| Exercise instructions |
Every line below should be copied exactly; drop the pictures.
[start of Data entries]
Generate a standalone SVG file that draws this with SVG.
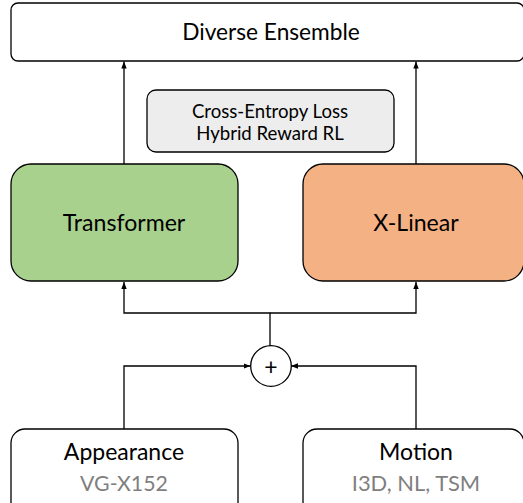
<svg xmlns="http://www.w3.org/2000/svg" width="523" height="503" viewBox="0 0 523 503">
<defs>
<style>
.box{stroke:#000;stroke-width:1.3}
.t{font-family:Lato,"Liberation Sans",sans-serif;text-anchor:middle;fill:#000}
.g{fill:#7f7f7f}
.c{fill:none;stroke:#000;stroke-width:1.3}
</style>
<marker id="ah" markerUnits="userSpaceOnUse" markerWidth="8" markerHeight="8" viewBox="0 0 8 8" refX="7" refY="4" orient="auto">
<path d="M0,1.3 L7,4 L0,6.7 Z" fill="#000"/>
</marker>
</defs>
<rect width="523" height="503" fill="#fff"/>
<g id="connectors">
<path class="c" d="M124,164 V61.5" marker-end="url(#ah)"/>
<path class="c" d="M416,164 V61.5" marker-end="url(#ah)"/>
<path class="c" d="M270,346 V313 H124 V282" marker-end="url(#ah)"/>
<path class="c" d="M270,313 H416 V282" marker-end="url(#ah)"/>
<path class="c" d="M124,429 V366 H250.5" marker-end="url(#ah)"/>
<path class="c" d="M416,429 V366 H291" marker-end="url(#ah)"/>
</g>
<g id="ensemble">
<rect class="box" x="11" y="3" width="513" height="58" rx="7" fill="#fff"/>
<text class="t" x="271" y="40" font-size="22.7">Diverse Ensemble</text>
</g>
<g id="loss">
<rect class="box" x="147" y="90" width="247" height="62" rx="9" fill="#ededed"/>
<text class="t" x="270" y="118" font-size="18.6">Cross-Entropy Loss</text>
<text class="t" x="270" y="140" font-size="18.6">Hybrid Reward RL</text>
</g>
<g id="transformer">
<rect class="box" x="11" y="164" width="227" height="117" rx="20" fill="#a9d18e"/>
<text class="t" x="124" y="231" font-size="23.1">Transformer</text>
</g>
<g id="xlinear">
<rect class="box" x="303" y="164" width="221" height="117" rx="20" fill="#f4b183"/>
<text class="t" x="416" y="231" font-size="23.1">X-Linear</text>
</g>
<g id="plus">
<circle class="box" cx="271" cy="366" r="20.3" fill="#fff"/>
<text class="t" x="271" y="374.5" font-size="23">+</text>
</g>
<g id="appearance">
<rect class="box" x="11" y="429" width="227" height="90" rx="14" fill="#fff"/>
<text class="t" x="124" y="460" font-size="23">Appearance</text>
<text class="t g" x="124" y="491" font-size="21.3">VG-X152</text>
</g>
<g id="motion">
<rect class="box" x="303" y="429" width="221" height="90" rx="14" fill="#fff"/>
<text class="t" x="416" y="460" font-size="23">Motion</text>
<text class="t g" x="416" y="491" font-size="21.9">I3D, NL, TSM</text>
</g>
</svg>
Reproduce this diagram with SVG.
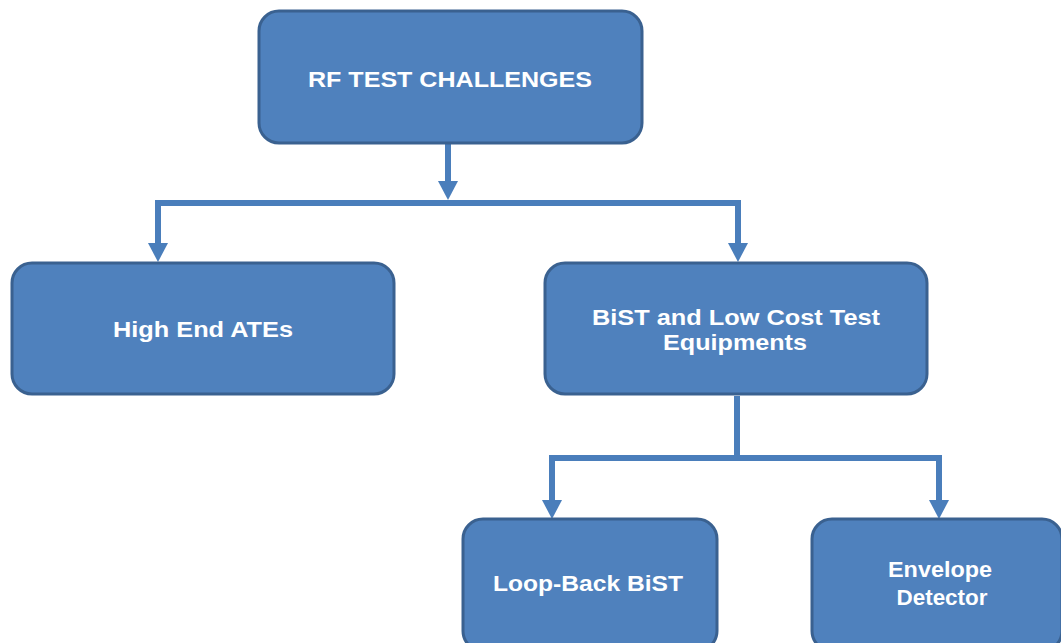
<svg xmlns="http://www.w3.org/2000/svg" width="1061" height="643" viewBox="0 0 1061 643">
  <style>
    .box { fill: #4F81BD; stroke: #3A6190; stroke-width: 3; }
    .lbl { fill: #FFFFFF; font-family: "Liberation Sans", Arial, sans-serif; font-weight: bold; font-size: 22px; text-anchor: middle; }
    .wire { fill: none; stroke: #4A7EBB; stroke-width: 6; stroke-linejoin: miter; }
  </style>
  <defs>
    <marker id="head" markerUnits="userSpaceOnUse" markerWidth="20" markerHeight="20" refX="0" refY="10" orient="auto-start-reverse" overflow="visible">
      <path d="M0,0 L19,10 L0,20 z" fill="#4A7EBB"/>
    </marker>
  </defs>
  <rect width="1061" height="643" fill="#FFFFFF"/>

  <!-- connectors -->
  <g id="connectors">
    <path class="wire" d="M448,144 V181" marker-end="url(#head)"/>
    <path class="wire" d="M158,243 V203 H738 V243" marker-start="url(#head)" marker-end="url(#head)"/>
    <path class="wire" d="M737,396 V458"/>
    <path class="wire" d="M552,500 V458 H939 V500" marker-start="url(#head)" marker-end="url(#head)"/>
  </g>

  <!-- nodes -->
  <g id="node-rf-test-challenges">
    <rect class="box" x="259" y="11" width="383" height="132" rx="20" ry="20"/>
    <text class="lbl" x="450" y="87" font-size="25" textLength="284" lengthAdjust="spacingAndGlyphs">RF TEST CHALLENGES</text>
  </g>

  <g id="node-high-end-ates">
    <rect class="box" x="12" y="263" width="382" height="131" rx="20" ry="20"/>
    <text class="lbl" x="203" y="337" textLength="180" lengthAdjust="spacingAndGlyphs">High End ATEs</text>
  </g>

  <g id="node-bist-low-cost">
    <rect class="box" x="545" y="263" width="382" height="131" rx="20" ry="20"/>
    <text class="lbl" x="736" y="325" textLength="288" lengthAdjust="spacingAndGlyphs">BiST and Low Cost Test</text>
    <text class="lbl" x="735" y="350" textLength="144" lengthAdjust="spacingAndGlyphs">Equipments</text>
  </g>

  <g id="node-loop-back-bist">
    <rect class="box" x="463" y="519" width="254" height="132" rx="20" ry="20"/>
    <text class="lbl" x="588" y="591" textLength="190" lengthAdjust="spacingAndGlyphs">Loop-Back BiST</text>
  </g>

  <g id="node-envelope-detector">
    <rect class="box" x="812" y="519" width="250" height="132" rx="20" ry="20"/>
    <text class="lbl" x="940" y="577" textLength="104" lengthAdjust="spacingAndGlyphs">Envelope</text>
    <text class="lbl" x="942" y="605" textLength="91" lengthAdjust="spacingAndGlyphs">Detector</text>
  </g>
</svg>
[end of Data entries]
| Solution |
Generate a standalone SVG file that draws this with SVG.
<svg xmlns="http://www.w3.org/2000/svg" width="523" height="503" viewBox="0 0 523 503">
<defs>
<style>
.box{stroke:#000;stroke-width:1.3}
.t{font-family:Lato,"Liberation Sans",sans-serif;text-anchor:middle;fill:#000}
.g{fill:#7f7f7f}
.c{fill:none;stroke:#000;stroke-width:1.3}
</style>
<marker id="ah" markerUnits="userSpaceOnUse" markerWidth="8" markerHeight="8" viewBox="0 0 8 8" refX="7" refY="4" orient="auto">
<path d="M0,1.3 L7,4 L0,6.7 Z" fill="#000"/>
</marker>
</defs>
<rect width="523" height="503" fill="#fff"/>
<g id="connectors">
<path class="c" d="M124,164 V61.5" marker-end="url(#ah)"/>
<path class="c" d="M416,164 V61.5" marker-end="url(#ah)"/>
<path class="c" d="M270,346 V313 H124 V282" marker-end="url(#ah)"/>
<path class="c" d="M270,313 H416 V282" marker-end="url(#ah)"/>
<path class="c" d="M124,429 V366 H250.5" marker-end="url(#ah)"/>
<path class="c" d="M416,429 V366 H291" marker-end="url(#ah)"/>
</g>
<g id="ensemble">
<rect class="box" x="11" y="3" width="513" height="58" rx="7" fill="#fff"/>
<text class="t" x="271" y="40" font-size="22.7">Diverse Ensemble</text>
</g>
<g id="loss">
<rect class="box" x="147" y="90" width="247" height="62" rx="9" fill="#ededed"/>
<text class="t" x="270" y="118" font-size="18.6">Cross-Entropy Loss</text>
<text class="t" x="270" y="140" font-size="18.6">Hybrid Reward RL</text>
</g>
<g id="transformer">
<rect class="box" x="11" y="164" width="227" height="117" rx="20" fill="#a9d18e"/>
<text class="t" x="124" y="231" font-size="23.1">Transformer</text>
</g>
<g id="xlinear">
<rect class="box" x="303" y="164" width="221" height="117" rx="20" fill="#f4b183"/>
<text class="t" x="416" y="231" font-size="23.1">X-Linear</text>
</g>
<g id="plus">
<circle class="box" cx="271" cy="366" r="20.3" fill="#fff"/>
<text class="t" x="271" y="374.5" font-size="23">+</text>
</g>
<g id="appearance">
<rect class="box" x="11" y="429" width="227" height="90" rx="14" fill="#fff"/>
<text class="t" x="124" y="460" font-size="23">Appearance</text>
<text class="t g" x="124" y="491" font-size="21.3">VG-X152</text>
</g>
<g id="motion">
<rect class="box" x="303" y="429" width="221" height="90" rx="14" fill="#fff"/>
<text class="t" x="416" y="460" font-size="23">Motion</text>
<text class="t g" x="416" y="491" font-size="21.9">I3D, NL, TSM</text>
</g>
</svg>
Reproduce this diagram with SVG.
<svg xmlns="http://www.w3.org/2000/svg" width="1061" height="643" viewBox="0 0 1061 643">
  <style>
    .box { fill: #4F81BD; stroke: #3A6190; stroke-width: 3; }
    .lbl { fill: #FFFFFF; font-family: "Liberation Sans", Arial, sans-serif; font-weight: bold; font-size: 22px; text-anchor: middle; }
    .wire { fill: none; stroke: #4A7EBB; stroke-width: 6; stroke-linejoin: miter; }
  </style>
  <defs>
    <marker id="head" markerUnits="userSpaceOnUse" markerWidth="20" markerHeight="20" refX="0" refY="10" orient="auto-start-reverse" overflow="visible">
      <path d="M0,0 L19,10 L0,20 z" fill="#4A7EBB"/>
    </marker>
  </defs>
  <rect width="1061" height="643" fill="#FFFFFF"/>

  <!-- connectors -->
  <g id="connectors">
    <path class="wire" d="M448,144 V181" marker-end="url(#head)"/>
    <path class="wire" d="M158,243 V203 H738 V243" marker-start="url(#head)" marker-end="url(#head)"/>
    <path class="wire" d="M737,396 V458"/>
    <path class="wire" d="M552,500 V458 H939 V500" marker-start="url(#head)" marker-end="url(#head)"/>
  </g>

  <!-- nodes -->
  <g id="node-rf-test-challenges">
    <rect class="box" x="259" y="11" width="383" height="132" rx="20" ry="20"/>
    <text class="lbl" x="450" y="87" font-size="25" textLength="284" lengthAdjust="spacingAndGlyphs">RF TEST CHALLENGES</text>
  </g>

  <g id="node-high-end-ates">
    <rect class="box" x="12" y="263" width="382" height="131" rx="20" ry="20"/>
    <text class="lbl" x="203" y="337" textLength="180" lengthAdjust="spacingAndGlyphs">High End ATEs</text>
  </g>

  <g id="node-bist-low-cost">
    <rect class="box" x="545" y="263" width="382" height="131" rx="20" ry="20"/>
    <text class="lbl" x="736" y="325" textLength="288" lengthAdjust="spacingAndGlyphs">BiST and Low Cost Test</text>
    <text class="lbl" x="735" y="350" textLength="144" lengthAdjust="spacingAndGlyphs">Equipments</text>
  </g>

  <g id="node-loop-back-bist">
    <rect class="box" x="463" y="519" width="254" height="132" rx="20" ry="20"/>
    <text class="lbl" x="588" y="591" textLength="190" lengthAdjust="spacingAndGlyphs">Loop-Back BiST</text>
  </g>

  <g id="node-envelope-detector">
    <rect class="box" x="812" y="519" width="250" height="132" rx="20" ry="20"/>
    <text class="lbl" x="940" y="577" textLength="104" lengthAdjust="spacingAndGlyphs">Envelope</text>
    <text class="lbl" x="942" y="605" textLength="91" lengthAdjust="spacingAndGlyphs">Detector</text>
  </g>
</svg>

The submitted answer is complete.